What to do when you HATE your job with a passion!
I spent time last week coaching a young professional who hated his job in a small, family run organisation. In fact he hated it so badly that the things he claimed he would rather be doing instead, covered all manner of unspeakable things, too awful to mention involving finger nails, dentists and Kabul. You get the picture.
He hated the work, he hated his bosses, he hated his colleagues. He vented for a while, but when we got into specifics, mostly he hated the way he was treated and spoken to, but above all he hated the chaos and the stress. He outlined some of the issues that especially caused him grief and truthfully those practices at best would be considered bad management, and at worst, workplace bullying. Attempts to self advocate had been unceremoniously dismissed and there was no HR function.
Leopards and spots
I have worked in this type of family run, small business and know the environment well. The words leopards and spots, blood and water come to mind. It is unlikely that any employee will be able to make a dent in that can of worms and undo not just decades of working habits, but also family culture, when normal business protocols generally don’t apply. In a small organization, transferring to another department or changing job functions are not options, so for this young man there seemed to be two choices – stay or go.

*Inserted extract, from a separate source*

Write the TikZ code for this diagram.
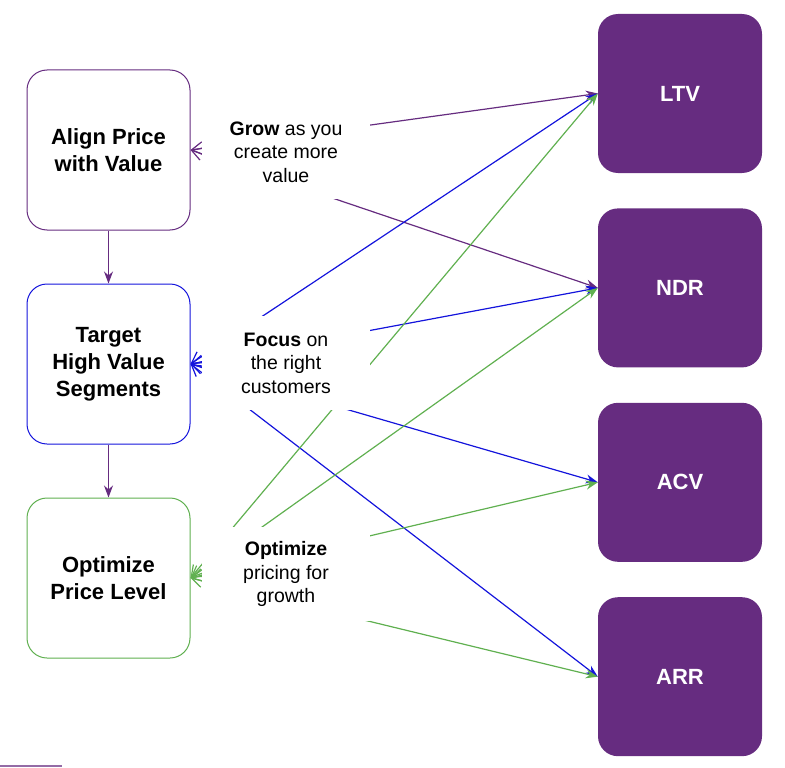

Hating your job isn’t good. We spend 2000 hours a year in the workplace at least, so it’s hard to pitch up at the office to do something you passionately dislike. Usually if you hate your job everyone can tell and will interact accordingly. Being desperately unhappy will also affect performance and added stress leads to mistakes, creating a vicious cycle of poor interaction, escalating tension and mis-managed expectations.
If you hate your job –check out the individual career transition programmes to make an effective forward move.
There are many of reasons people end up in jobs they hate: inadequate hiring processes and poor candidate decisions to name but two. During the recession many people took jobs that weren’t ideal simply to pay their bills. Jobs and situations also change after the start date creating unanticipated circumstances.
Work on you
In any situation the only person you can change is yourself.
• Manage your emotions. Don’t resign in a fit of desperation. Pique doesn’t pay the bills, you do and they will not go away. It is also easier to get a job from a job.
• Do some inner work. Time to review your life and professional goals and complete a C.A.R.S. analysis (Challenges, Actions, Results , Skills). Make sure you know what you’re good at and what you goals are.
• Make a list of what you like about the jobs – there will always be something.
• Change your attitude. If you go into the office looking down, are detached, act dejected and withdrawn, your colleagues will feed off that and respond accordingly.
• Check your work. Stress impacts accuracy and you are more likely to make careless mistakes. Create a “To do” list every night for the following day, making sure you schedule the work you hate the most first or at your period of highest energy. Feeling that you have achieved something, even when you loathe doing it will make you feel better.
• Find a mentor – someone who can guide you. Even in a small company there has to be one person you can ask for advice.
• Silence is golden – don’t post your dislike of your work situation on Facebook or Twitter. Bosses use social media too.
• Monitor your health – stress impacts everyone in different ways. Exercise, see friends, eat healthily, have enough sleep and make time for you. If you find you are struggling with anything seek professional help.
• Start your job search discreetly and reach into your network. Let search and recruitment contacts know that you are open for a move.
• Prepare your interview story. Don’t bad mouth your company. A skilled interviewer will be able to interpret what you don’t say if you focus on your future requirements.
• Resign correctly – give the appropriate amount of notice and leave your desk and workload in mint handover condition.
• Leave graciously – you may not realise it yet but you have had a substantial learning experience and developed many key skills: resilience, diligence, commitment, focus. If your colleagues behave badly you will always know that you did the right thing.